Two parallel conversations on race, violence, and stop-and-frisk.
Well this is awkward.
If you missed Barack Obama's impromptu speech last Friday on the realities of growing up black in the same country as Trayvon Martin, this is the passage that's most essential for understanding why New York City Police Commissioner Ray Kelly would make a baffling choice to become the country's top domestic security official:
You know, when Trayvon Martin was first shot, I said that this could have been my son. Another way of saying that is Trayvon Martin could have been me 35 years ago. And when you think about why, in the African-American community at least, there’s a lot of pain around what happened here, I think it’s important to recognize that the African-American community is looking at this issue through a set of experiences and a history that -- that doesn’t go away.
There are very few African-American men in this country who haven’t had the experience of being followed when they were shopping in a department store. That includes me.
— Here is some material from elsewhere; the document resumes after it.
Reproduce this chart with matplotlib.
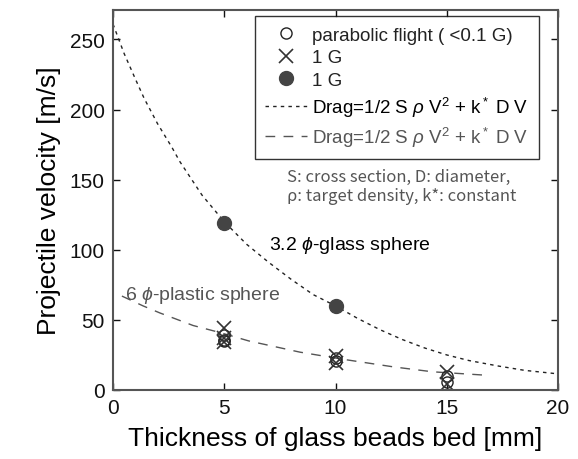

And there are very few African-American men who haven’t had the experience of walking across the street and hearing the locks click on the doors of cars. That happens to me, at least before I was a senator. There are very few African-Americans who haven’t had the experience of getting on an elevator and a woman clutching her purse nervously and holding her breath until she had a chance to get off. That happens often.
Stop-and-frisk, the deeply controversial policing tactic that Kelly has led and defended in New York City, is essentially the institutional version of everything that Obama describes above. The only difference is that the people following blacks in New York, eying them with distrust and suspecting them of being up to no good, are police officers. And they have the power to pat people down and detain them, one indignity piled onto another.
Obama was explicitly trying to bring "context" to the outpouring of anger following last week's ruling in Florida. But his words also offer the best context imaginable for why the architect of stop-and-frisk would be a bizarre nominee to become Obama's head of the Department of Homeland Security, a move that would implicitly endorse at the federal level the tactic of preemptively profiling minorities in massive numbers to head off crime.
Obama himself is the source of all this speculation. Janet Napolitano announced earlier this month that she was stepping down from Homeland Security. And there's wide speculation that Kelly will no longer have a job in New York after this fall's mayoral election. Asked last week what he thought of Kelly as a potential replacement, Obama lauded his record and said this: "Mr. Kelly might be very happy where he is. But if he’s not, I’d want to know about it.”
And yet, if you parse out their public statements on this subject, it's almost as if these two men have been having an ongoing conversation about racial profiling from opposing podiums at the same rally. Here is Obama, again, last Friday:
... the fact that a lot of African-American boys are painted with a broad brush and the excuse is given, well, there are these statistics out there that show that African-American boys are more violent -- using that as an excuse to then see sons treated differently causes pain.
Compare that to Kelly, last year, citing those very statistics in defense of stop-and-frisk:
Ninety-six percent of the shooting victims in this city are people of color, 90 percent of the murder victims are people of color. Who do you think's lives are being saved?
Here is Obama on Friday acknowledging that the black community knows and talks about these statistics:
… Now, this isn’t to say that the African-American community is naive about the fact that African-American young men are disproportionately involved in the criminal justice system, that they are disproportionately both victims and perpetrators of violence. It’s not to make excuses for that fact, although black folks do interpret the reasons for that in a historical context. And so the fact that sometimes that’s unacknowledged adds to the frustration.
And here is Kelly, in the same diatribe... not acknowledging that:
What I haven’t heard is any solution to the violence problem in these communities.
People are upset about being stopped, yet what is the answer? What have you said about how do we stop this violence? What have leaders of the communities of color said? What is their strategy to get guns off the street?
Here is Obama on Friday proposing that we might soothe the fear and anger in the minority community by training local police officers on how not to racially profile:
Number one, precisely because law enforcement is often determined at the state and local level, I think it’d be productive for the Justice Department -- governors, mayors to work with law enforcement about training at the state and local levels in order to reduce the kind of mistrust in the system that sometimes currently exists.
You know, when I was in Illinois I passed racial profiling legislation. And it actually did just two simple things. One, it collected data on traffic stops and the race of the person who was stopped. But the other thing was it resourced us training police departments across the state on how to think about potential racial bias and ways to further professionalize what they were doing.
And here is Kelly seeming to argue on the television show Nightline this spring that, in fact, New York's stop-and-frisk program doesn't profile minorities enough:
The stark reality is that crime happens in communities of color. About 70% to 75% of the people described as committing violent crimes — assault, robbery, shootings, grand larceny — are described as being African-American.
The percentage of people who are stopped is 53% African-American. So really, African-Americans are being understopped in relation to the percentage of people being described as being the perpetrators of violent crime.